I think perhaps for the first time I thought deeper and answered more honestly because I really gave it some thought.

“No.”

I often say that I don’t really believe people get heartbroken from relationships, I think your heart gets wounded, pummeled, battered, sorely bruised, mulled, hacked, assaulted, chipped in fact. But like Maya Angelou’s caged bird, it is a resilient appendage and will rise and rise again.

Synonyms for Broken include Ruined, Damaged…Unfixable.

I think that every time I answer with a certain, “No”, those who feel they have indeed had their hearts broken by a woman or man in a relationship stare at me askance and give some variant of the phrase, “It will happen don’t you worry.”

…and I return to filing my nails wondering, “Is that a threat or a promise though?”  

I think perhaps I have a different understanding of heartbreak.

A popular quote says “As long as there is life, there is hope.” Reflechir un peu avec moi s’il vous plait, why would a mistress- with neither logical nor objective grounds for believing a married man- remain in his life for 18 long years, put her life on pause, and remain waiting for a man who (clearly shows apathy to commitment) to commit to her?

Yet if he died, she might move on. She’d have no choice.

Death is closure. Forced closure. It forces a full stop in life where a comma might have been used instead. Death takes away a million tiny, pointless yet precious opportunities with the departed. It removes chances; closes doors we weren’t even sure we would have entered yet were pleased to know we had the option to.

Death is final.

Death is crushing and painful and halting.

Death is heartbreak.

Death is stretching. It expands soul space to shield old memories, lengthens the pain threshold and widens the perspective of the survivor. It alters your vision so you learn that nothing truly has the capacity to seize, squeeze, to steal your soul. Nothing.

But, it breaks you first.

I’ve said it before but it’s still wonderment to me, to think that following Ibiso’s death I suddenly developed crushing chest pains. After a thorough examination, the doctor admitted that the only thing wrong with me…was grief.

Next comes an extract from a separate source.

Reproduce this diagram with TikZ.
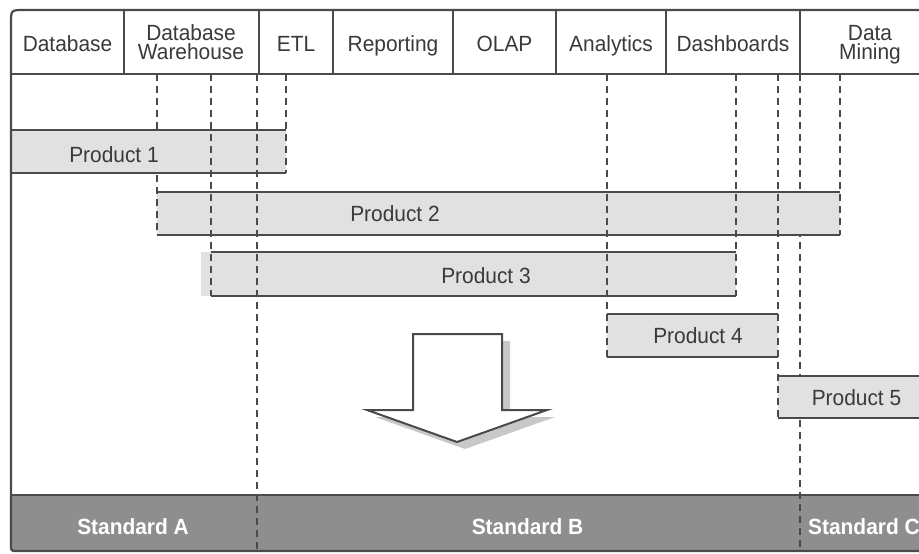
\documentclass[tikz,border=0pt]{standalone}
\usepackage{fontspec}
\setmainfont{Liberation Sans}[FakeStretch=0.95]
\definecolor{ln}{HTML}{4A4A4A}
\definecolor{tx}{HTML}{3A3A3A}
\definecolor{pf}{HTML}{E1E1E1}
\definecolor{bandc}{HTML}{8E8E8E}
\definecolor{shd}{HTML}{C8C8C8}
\tikzset{
  solidln/.style={draw=ln, line width=2.2pt},
  dashln/.style={draw=ln, line width=2pt, dash pattern=on 7pt off 5pt},
  prodfill/.style={fill=pf},
  headtxt/.style={text=tx, font=\fontsize{22}{19}\selectfont, inner sep=0pt, anchor=base, align=center},
  prodtxt/.style={text=tx, font=\fontsize{22}{18}\selectfont, inner sep=0pt, anchor=base},
  stdtxt/.style={text=white, font=\bfseries\fontsize{22}{18}\selectfont, inner sep=0pt, anchor=base},
}
\begin{document}
\begin{tikzpicture}[x=1pt,y=-1pt]
\useasboundingbox (0,0) rectangle (919,554);
\clip (0,0) rectangle (919,554);
\fill[white] (0,0) rectangle (919,554);

% dashed guide lines hidden behind bars
\draw[dashln] (157,74) -- (157,130);
\draw[dashln] (800,74) -- (800,376);

% product bars
\fill[prodfill] (11,130) rectangle (286,173);
\fill[prodfill] (157,192) rectangle (840,235);
\fill[prodfill] (201,252) rectangle (736,296);
\fill[prodfill] (607,314) rectangle (778,357);
\fill[prodfill] (778,376) rectangle (930,418);
\draw[solidln] (11,130) -- (286,130) (11,173) -- (286,173);
\draw[solidln] (157,192) -- (840,192) (157,235) -- (840,235);
\draw[solidln] (211,252) -- (736,252) (211,296) -- (736,296);
\draw[solidln] (607,314) -- (778,314) (607,357) -- (778,357);
\draw[solidln] (778,376) -- (930,376) (778,418) -- (930,418);

% band
\fill[bandc] (11,495) -- (930,495) -- (930,551) -- (17,551) .. controls (11,551) .. (11,545) -- cycle;
\draw[solidln] (11,495) -- (930,495);

% dashed guide lines
\draw[dashln] (157,175) -- (157,235);
\draw[dashln] (211,74) -- (211,296);
\draw[dashln] (257,74) -- (257,551);
\draw[dashln] (286,74) -- (286,173);
\draw[dashln] (607,74) -- (607,357);
\draw[dashln] (736,74) -- (736,296);
\draw[dashln] (778,74) -- (778,418);
\draw[dashln] (800,420) -- (800,551);
\draw[dashln] (840,74) -- (840,235);

% frame and header
\draw[solidln] (930,10) -- (24,10) .. controls (11,10) .. (11,23) -- (11,545) .. controls (11,551) .. (17,551) -- (930,551);
\draw[solidln] (11,74) -- (930,74);
\foreach \xx in {124,259,333,453,556,666,800} \draw[solidln] (\xx,10) -- (\xx,74);

% arrow
\fill[shd] (421,341) -- (510,341) -- (510,417) -- (555,417) -- (465,449) -- (375,417) -- (421,417) -- cycle;
\draw[solidln, fill=white, line width=2pt] (413,334) -- (502,334) -- (502,410) -- (547,410) -- (457,442) -- (367,410) -- (413,410) -- cycle;

% header texts
\node[headtxt] (h1) at (67.5,51) {Database};
\node[headtxt] (h2) at (191,59) {Database\\Warehouse};
\node[headtxt] (h3) at (296,51) {ETL};
\node[headtxt] (h4) at (393,51) {Reporting};
\node[headtxt] (h5) at (504.5,51) {OLAP};
\node[headtxt] (h6) at (611,51) {Analytics};
\node[headtxt] (h7) at (733,51) {Dashboards};
\node[headtxt] (h8) at (870,59) {Data\\Mining};

% product texts
\node[prodtxt] (p1) at (114,162) {Product 1};
\node[prodtxt] (p2) at (395,221) {Product 2};
\node[prodtxt] (p3) at (486,283) {Product 3};
\node[prodtxt] (p4) at (698,343) {Product 4};
\node[prodtxt] (p5) at (856.5,405) {Product 5};

% standards
\node[stdtxt] (sa) at (133,534) {Standard A};
\node[stdtxt] (sb) at (527.5,534) {Standard B};
\node[stdtxt, anchor=base west] (sc) at (808,534) {Standard C};
\end{tikzpicture}
\end{document}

I daily suffered through harsh, tearing stabs in my chest. They accosted me daily, not when I cried or laughed, breathing alone was enough to call them forth in their taloned glory. I felt like my glass heart had broken and the million shattered pieces were piercing organs in their vicinity. Like the pain in my heart was so much that it was bursting my chest and tearing angrily through skin. Like it was far too heavy to sit on an x-ray glass and explain to a doctor its urgency or potency; I felt like the pain tore through my chest in painful hacks, struggling for an aborted relief.

So no, I have never been heartbroken in the way you mean.

3 thoughts on “Core

  1. I resonate a lot with this post

    I generally think the ripple-effect of a death is under-rated in the world we live in. The person I became after my mum died and the person I am today are two very different people, and not because time changes things but because the changes were at the very core of my being. I agree that this is the true heartbreak because although my heart is mended, I cannot love someone to the same capacity as I could before that experience. It first started out that way because I was afraid of feeling that level of pain again but later I realized that, that level of love is just no longer within my reach anymore. This is similar to a gymnast breaking her leg, no matter how hard she tries or practices or overcomes fear, her potential has been reduced.

    I am sorry for your loss and the pain you have felt over the past couple of years. Hopefully you became a better and stronger person from it. I am still figuring out how that turned out for me.

    Something broken can be fixed but it is never truly the same again, I never thought of it the way you have explained but I agree, I have never had a romantic relationship where I could not care for the next person as much or even more than the last person. Death on the other hand is transformational, there is no rebound from that. Good post!